Consequently, the Brotherhood of Railroad Trainmen in seeking to negotiate new rules attempted to dispose of them on an individual basis and avoid national handling. If an impasse arose on any particular railroad, they wanted to be free to exercise the right to strike on that individual railroad without precipitating a national crisis.

The railroads, however, refused to bargain on that basis and took the position that national handling was required as a matter of law. The district court agreed with them and by injunction has so far prevented the bargaining on an individual railroad basis.

At this very moment my partner, Milton Kramer, is over in the court of appeals arguing an appeal from that decision of the district court. But so far, the railroads have been successful in forcing the Brotherhood of Railroad Trainmen to handle this issue on a national basis so that if it should come to an impasse they will be right back here knocking at your door and saying, "We have a national crisis," manufactured purely by the refusal of the railroads to bargain on an individual basis.
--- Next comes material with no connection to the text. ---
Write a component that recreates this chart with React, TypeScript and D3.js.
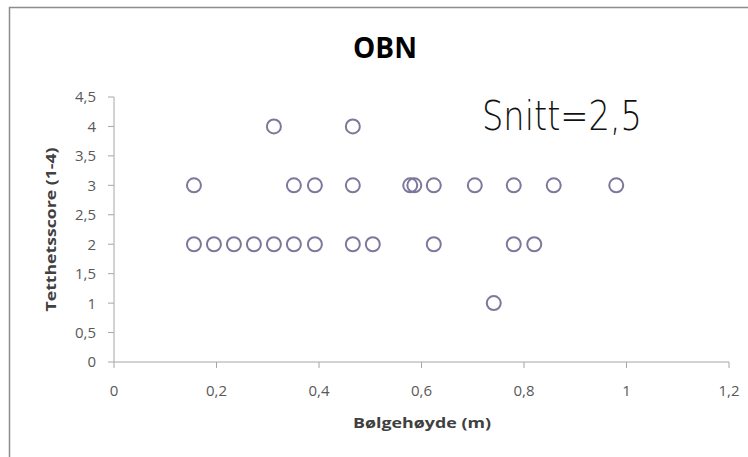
import React from "react";
import * as d3 from "d3";

const xValues = [
  0.156, 0.351, 0.392, 0.466, 0.578, 0.586, 0.624, 0.704, 0.78, 0.858, 0.98,
  0.156, 0.195, 0.234, 0.273, 0.312, 0.351, 0.392, 0.466, 0.505, 0.624, 0.78, 0.82,
  0.312, 0.466,
  0.741,
];
const yValues = [
  3, 3, 3, 3, 3, 3, 3, 3, 3, 3, 3,
  2, 2, 2, 2, 2, 2, 2, 2, 2, 2, 2, 2,
  4, 4,
  1,
];
const xTicks = [0, 0.2, 0.4, 0.6, 0.8, 1, 1.2];
const yTicks = [0, 0.5, 1, 1.5, 2, 2.5, 3, 3.5, 4, 4.5];
const title = "OBN";
const note = "Snitt=2,5";
const xLabel = "Bølgehøyde (m)";
const yLabel = "Tetthetsscore (1-4)";

const fmt = (v: number) => String(v).replace(".", ",");

export default function App() {
  const W = 748, H = 457;
  const x = d3.scaleLinear().domain([0, 1.2]).range([114, 729]);
  const y = d3.scaleLinear().domain([0, 4.5]).range([362, 97]);
  const axisColor = "#a6a6a6";
  const textColor = "#595959";
  const font = "'Open Sans', 'Liberation Sans', sans-serif";
  return (
    <svg width={W} height={H} style={{ position: "absolute", left: 0, top: 0, background: "#fff" }}>
      <rect x={0} y={0} width={W} height={H} fill="#fff" />
      <path d="M9.5,470 V7.5 H760" fill="none" stroke="#8c8c8c" strokeWidth={1.5} />
      <text x={385} y={58} textAnchor="middle" fontFamily={font} fontWeight="bold" fontSize={28} fill="#000">{title}</text>
      <text x={482} y={130} fontFamily="'DejaVu Sans', sans-serif" fontWeight={200} fontSize={41} fill="#111" textLength={160} lengthAdjust="spacingAndGlyphs">{note}</text>
      {/* y axis */}
      <line x1={x(0)} x2={x(0)} y1={y(4.5)} y2={y(0)} stroke={axisColor} strokeWidth={1} />
      {yTicks.map((t) => (
        <g key={"y" + t}>
          <line x1={x(0) - 6} x2={x(0)} y1={y(t)} y2={y(t)} stroke={axisColor} />
          <text x={x(0) - 18} y={y(t)} dy="0.36em" textAnchor="end" fontFamily={font} fontSize={15} fill={textColor}>{fmt(t)}</text>
        </g>
      ))}
      {/* x axis */}
      <line x1={x(0)} x2={x(1.2)} y1={y(0)} y2={y(0)} stroke={axisColor} strokeWidth={1} />
      {xTicks.map((t) => (
        <g key={"x" + t}>
          <line x1={x(t)} x2={x(t)} y1={y(0)} y2={y(0) + 6} stroke={axisColor} />
          <text x={x(t)} y={y(0) + 34} textAnchor="middle" fontFamily={font} fontSize={15} fill={textColor}>{fmt(t)}</text>
        </g>
      ))}
      <text x={422} y={428} textAnchor="middle" fontFamily={font} fontWeight="bold" fontSize={14} fill="#404040" textLength={138} lengthAdjust="spacingAndGlyphs">{xLabel}</text>
      <text transform={`translate(56,${y(2.25)}) rotate(-90)`} textAnchor="middle" fontFamily={font} fontWeight="bold" fontSize={15} fill="#404040" textLength={164} lengthAdjust="spacingAndGlyphs">{yLabel}</text>
      {xValues.map((v, i) => (
        <circle key={i} cx={x(v)} cy={y(yValues[i])} r={7} fill="none" stroke="#7e779c" strokeWidth={2} />
      ))}
    </svg>
  );
}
Now I have just one more thing to say on this subject and then I am through.

The Secretary of Labor has said that really this dispute about what you call something is irrelevant. The question is, Does the proposal make sense? Basically, I am inclined to agree with him. I do not think there is any point in arguing

Senator MORSE. I am sorry. I had to talk to counsel about some other matter. Will you repeat the last two or three sentences?

Mr. SCHOENE. Yes; I was saying, Senator Morse, that the Secretary of Labor has said to you and to the House committee that there is no point in arguing about the names to be applied to this proposal.

The question essentially is: Does it make sense regardless of what it is called? I was saying that basically I agree with this. But I do want to recall for the record how we happen to be arguing with the labels. In advance of sending his message to the Congress, the President of the United States, held a press conference and stated that one of the possible bills under consideration was a proposal for legislation that would be neither compulsory arbitration nor seizure.